TPB ramps up terminations with 129% spike
Tax practitioner terminations have jumped by 129 per cent as the Tax Practitioners Board credits a more efficient compliance approach over the past 12 months.
The Tax Practitioners Board has revealed that it terminated 178 tax practitioner registrations in the 12 months to 30 June, a 129 per cent increase compared to the previous year.
According to the TPB, the increase in terminations was down to an increased use of data analytics by its investigations team, as well as a proactive compliance program targeting the highest-risk practitioners, including those with outstanding tax obligations.
“We also worked more collaboratively with other agencies, including the ATO, to detect and address practitioner misconduct which had the dual advantage of identifying cases sooner and enabling us to investigate the more complex and egregious cases to be referred to the Board Conduct Committee,” a TPB spokesperson told sister brand Accountants Daily.
“Data analytics has assisted our decision making, case selection and the ability to assess the compliance health of tax practitioners far faster, improving our compliance activities considerably.
“Similarly, greater automation of personal tax obligation checks for registration renewals as well as an increased ability to check individual practitioner’s compliance with continuing professional education requirements has improved our performance.”

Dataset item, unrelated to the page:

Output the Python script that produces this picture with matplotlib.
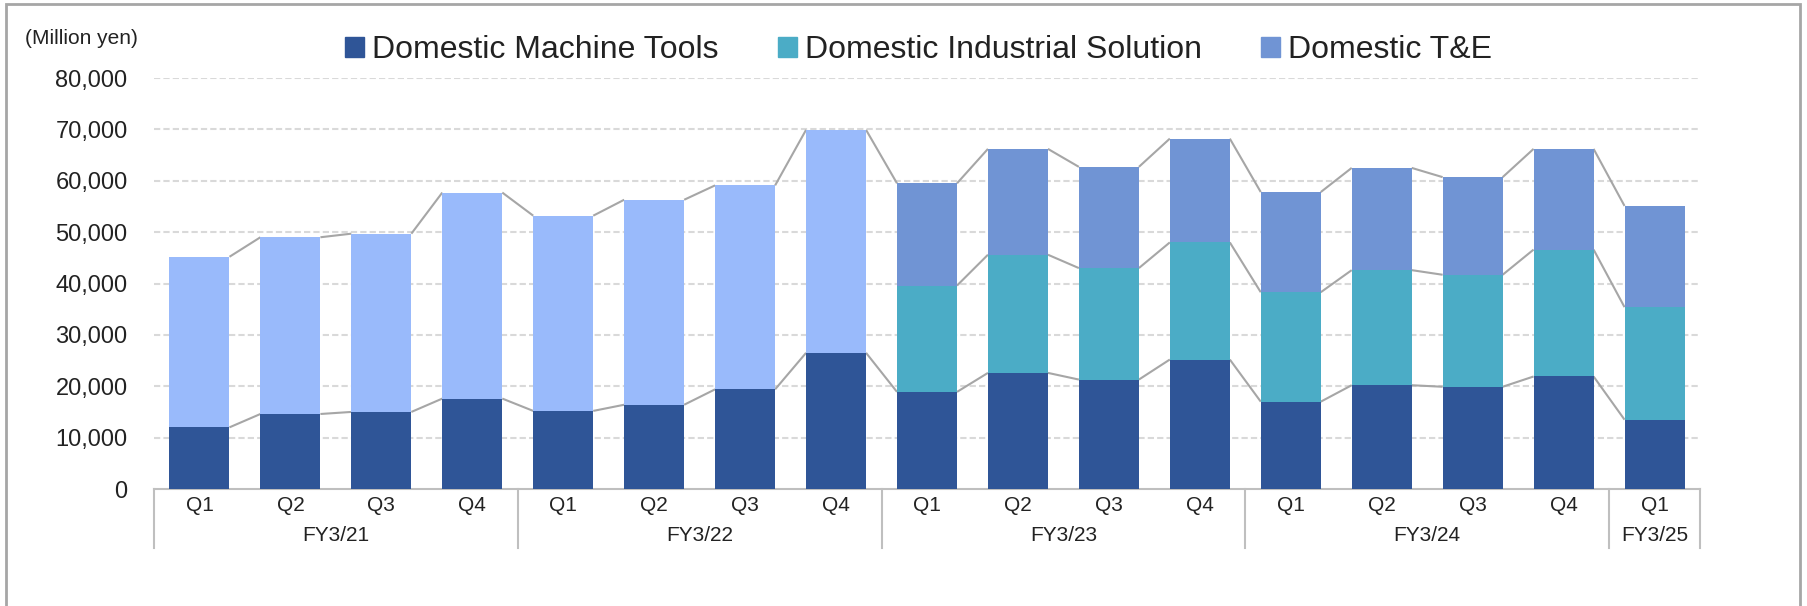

The latest figures from the TPB comes as the regulator re-evaluates its sanctions regime in light of the completed but yet-to-be-released independent review of the TPB.
In the meantime, the TPB has adopted improvements to its register by including detailed reasons of any sanctions or terminations, with the exception of written cautions.
The TPB will soon detail its compliance focus for the 2020–21 year in its corporate plan, which is scheduled to be released on 19 August.
TPB secretary and chief executive Michael O’Neill will present the plan and explain the board’s focus areas for the year ahead in a webinar on 25 August.